Pierwszym jest warunek przyczynowy, uniemożliwiający rozpoznanie manifestacji podłoża. Nie rozpoznajemy, że manifestacje powstają z podstawowego podłoża świetlistości, podłoża rigpy, z podłoża nagiej natury naszego umysłu.
Dominująca niewiedza prowadzi do cyklu karmicznego. Z powodu tej niewiedzy tworzy się karma, a z kolei karma wzmacnia niewiedzę. Coraz bardziej zasłania rigpę. Zarówno w tantrze jak i w sutrze ta sekwencja zaczyna się od niewiedzy. Na przykład, dwanaście nidan (ogniw współzależnego powstawania) rozpoczyna się od niewiedzy. Z powodu niewiedzy wykonujemy niewłaściwe działania, takie jak szkodzenie sobie lub innym.

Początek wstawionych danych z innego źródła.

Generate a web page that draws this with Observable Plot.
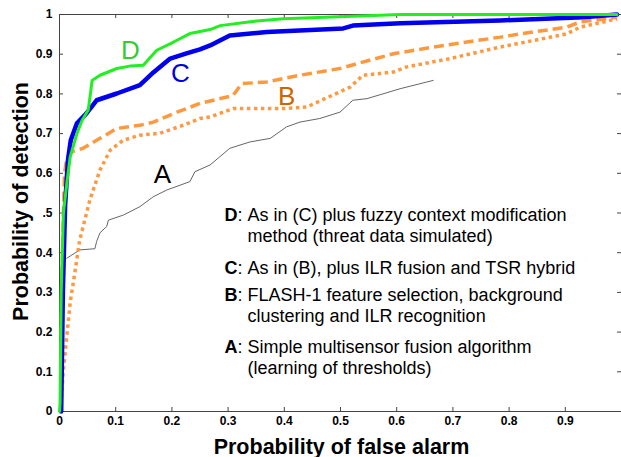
<!DOCTYPE html>
<html>
<head>
<meta charset="utf-8">
<script src="https://cdn.jsdelivr.net/npm/d3@7"></script>
<script src="https://cdn.jsdelivr.net/npm/@observablehq/plot@0.6"></script>
<style>
  html, body { margin: 0; padding: 0; background: #fff; }
  #chart svg { display: block; }
</style>
</head>
<body>
<div id="chart"></div>
<script>
// ROC curves: [probability of false alarm, probability of detection]
const curveD = [[0,0],[0.001,0.02],[0.003,0.3],[0.007,0.5],[0.013,0.575],[0.019,0.641],[0.031,0.70],[0.04,0.733],[0.051,0.759],[0.055,0.80],[0.058,0.834],[0.072,0.847],[0.102,0.864],[0.125,0.87],[0.149,0.872],[0.173,0.91],[0.202,0.930],[0.232,0.952],[0.268,0.962],[0.286,0.972],[0.34,0.982],[0.398,0.989],[0.547,0.997],[0.606,1.0],[0.992,1.0]];
const curveC = [[0.003,0],[0.006,0.3],[0.01,0.52],[0.015,0.633],[0.02,0.683],[0.031,0.726],[0.048,0.751],[0.066,0.784],[0.102,0.801],[0.143,0.822],[0.167,0.854],[0.197,0.889],[0.226,0.902],[0.25,0.912],[0.268,0.922],[0.303,0.947],[0.369,0.956],[0.505,0.965],[0.522,0.972],[0.606,0.978],[0.784,0.985],[0.932,0.993],[0.992,1.0]];
const curveBDashed = [[0.002,0],[0.004,0.3],[0.007,0.5],[0.009,0.6],[0.013,0.64],[0.022,0.654],[0.042,0.663],[0.072,0.688],[0.102,0.713],[0.143,0.721],[0.167,0.729],[0.209,0.754],[0.25,0.776],[0.309,0.796],[0.324,0.826],[0.369,0.830],[0.428,0.847],[0.499,0.864],[0.529,0.876],[0.594,0.901],[0.665,0.918],[0.784,0.943],[0.843,0.956],[0.902,0.968],[0.926,0.981],[0.992,0.993]];
const curveBDotted = [[0.002,0],[0.004,0.048],[0.007,0.105],[0.013,0.19],[0.019,0.274],[0.028,0.357],[0.036,0.432],[0.045,0.482],[0.054,0.533],[0.072,0.608],[0.09,0.658],[0.113,0.683],[0.143,0.696],[0.179,0.701],[0.22,0.721],[0.25,0.738],[0.268,0.742],[0.309,0.763],[0.398,0.763],[0.44,0.767],[0.517,0.817],[0.54,0.847],[0.594,0.855],[0.618,0.868],[0.695,0.889],[0.784,0.918],[0.902,0.951],[0.926,0.968],[0.992,0.989]];
const curveA = [[0.013,0.386],[0.036,0.407],[0.063,0.41],[0.066,0.428],[0.072,0.45],[0.084,0.466],[0.087,0.482],[0.114,0.495],[0.143,0.516],[0.167,0.541],[0.191,0.558],[0.232,0.579],[0.241,0.604],[0.268,0.621],[0.303,0.663],[0.339,0.679],[0.375,0.688],[0.404,0.717],[0.428,0.729],[0.463,0.738],[0.499,0.754],[0.522,0.784],[0.547,0.788],[0.606,0.813],[0.665,0.834]];

const curveLabels = [
  {t: "D", fa: 0.126, pd: 0.908, color: "#33cc33"},
  {t: "C", fa: 0.215, pd: 0.850, color: "#0000dd"},
  {t: "B", fa: 0.404, pd: 0.792, color: "#cc6600"},
  {t: "A", fa: 0.183, pd: 0.597, color: "#000000"}
];

const xTicks = [0, 0.1, 0.2, 0.3, 0.4, 0.5, 0.6, 0.7, 0.8, 0.9];
const xTickLabels = ["0", "0.1", "0.2", "0.3", "0.4", "0.5", "0.6", "0.7", "0.8", "0.9"];
const yTicks = [0, 0.1, 0.2, 0.3, 0.4, 0.5, 0.6, 0.7, 0.8, 0.9, 1];
const yTickLabels = ["0", "0.1", "0.2", "0.3", "0.4", ".5", "0.6", "0.7", "0.8", "0.9", "1"];

const legendLetters = ["D", "C", "B", "A"];
const legendTexts = [
  "As in (C) plus fuzzy context modification\nmethod (threat data simulated)",
  "As in (B), plus ILR fusion and TSR hybrid",
  "FLASH-1 feature selection, background\nclustering and ILR recognition",
  "Simple multisensor fusion algorithm\n(learning of thresholds)"
];
const legendTop = [190.7, 243.7, 270.7, 322.7];

const xTitle = "Probability of false alarm";
const yTitle = "Probability of detection";

const fmt = (ticks, labels) => (d) => labels[ticks.indexOf(d)];
const FS = 18, LH = 1.2;

const legendMarks = legendLetters.flatMap((L, i) => {
  const common = {frameAnchor: "top-left", dy: legendTop[i], text: d => d, textAnchor: "start",
    lineAnchor: "top", fontSize: FS, lineHeight: LH, fill: "#000"};
  return [
    Plot.text([L], {...common, dx: 165, fontWeight: "bold"}),
    Plot.text([":"], {...common, dx: 178}),
    Plot.text([legendTexts[i]], {...common, dx: 188})
  ];
});

const TICK = 4, FW = 562, FH = 397;
const axisColor = "#444";

const chart = Plot.plot({
  width: 621,
  height: 457,
  marginLeft: 59,
  marginRight: 0,
  marginTop: 14,
  marginBottom: 46,
  x: {domain: [0, 1]},
  y: {domain: [0, 1]},
  style: {fontFamily: "'Liberation Sans', Arial, sans-serif", background: "#fff", color: "#000"},
  marks: [
    // box: left, top, bottom (right edge falls off the picture)
    Plot.ruleX([0], {stroke: axisColor}),
    Plot.ruleY([0, 1], {stroke: axisColor}),
    // inward ticks on all four sides
    Plot.ruleX(xTicks, {x: d => d, insetTop: FH - TICK, stroke: axisColor}),
    Plot.ruleX(xTicks, {x: d => d, insetBottom: FH - TICK, stroke: axisColor}),
    Plot.ruleY(yTicks, {y: d => d, insetRight: FW - TICK, stroke: axisColor}),
    Plot.ruleY(yTicks, {y: d => d, insetLeft: FW - TICK, stroke: axisColor}),
    // tick labels
    Plot.axisX({anchor: "bottom", ticks: xTicks, tickSize: 0, tickPadding: 5, tickFormat: fmt(xTicks, xTickLabels),
      label: null, fontSize: 12, fontWeight: "bold", fill: "#000"}),
    Plot.axisY({anchor: "left", ticks: yTicks, tickSize: 0, tickPadding: 7, tickFormat: fmt(yTicks, yTickLabels),
      label: null, fontSize: 12, fontWeight: "bold", fill: "#000"}),
    // curves
    Plot.line(curveA, {x: d => d[0], y: d => d[1], stroke: "#666", strokeWidth: 1}),
    Plot.line(curveBDotted, {x: d => d[0], y: d => d[1], stroke: "#ff9940", strokeWidth: 3.5,
      strokeDasharray: "3.5,3.5", strokeLinecap: "butt", strokeLinejoin: "miter"}),
    Plot.line(curveBDashed, {x: d => d[0], y: d => d[1], stroke: "#ff9940", strokeWidth: 3.5,
      strokeDasharray: "10,5", strokeLinecap: "butt", strokeLinejoin: "miter"}),
    Plot.line(curveC, {x: d => d[0], y: d => d[1], stroke: "#0000ee", strokeWidth: 4.5}),
    Plot.line(curveD, {x: d => d[0], y: d => d[1], stroke: "#22ee22", strokeWidth: 3}),
    // curve labels
    Plot.text(curveLabels, {x: "fa", y: "pd", text: "t", fill: "color", fontSize: 26, lineAnchor: "middle"}),
    // legend text
    ...legendMarks,
    // axis titles
    Plot.text([xTitle], {frameAnchor: "bottom", dx: 1, dy: 42, text: d => d, lineAnchor: "bottom", textAnchor: "middle",
      fontSize: 21.5, fontWeight: "bold", fill: "#000"}),
    Plot.text([yTitle], {frameAnchor: "left", dx: -32, dy: -11.5, rotate: -90, text: d => d, lineAnchor: "bottom", textAnchor: "middle",
      fontSize: 21.5, fontWeight: "bold", fill: "#000"})
  ]
});

document.getElementById("chart").appendChild(chart);
</script>
</body>
</html>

To, co powinniśmy urzeczywistnić, jest rzeczą absolutną. Musimy to posmakować, doświadczyć tego, aby potem móc powiedzieć: "Ach, to jest to.". Uważam, że ważne jest abyśmy nie brali jakiegokolwiek poglądu za absolutnie autorytatywny. Tego rodzaju absolutny autorytet nie istnieje. Jeśli uznalibyście kogoś za absolutny autorytet, wówczas byłby on Buddą Siakjamunim. Byłaby to mowa Buddy, jego nauki. Tak więc wszystkie nauki z kanonu buddyjskiego możemy do pewnego stopnia uznać za absolutnie autorytatywne. W innym przypadku mówimy: "To jest pogląd Nagardżuny" albo "To jest pogląd Asangi". To jest bardzo wazne.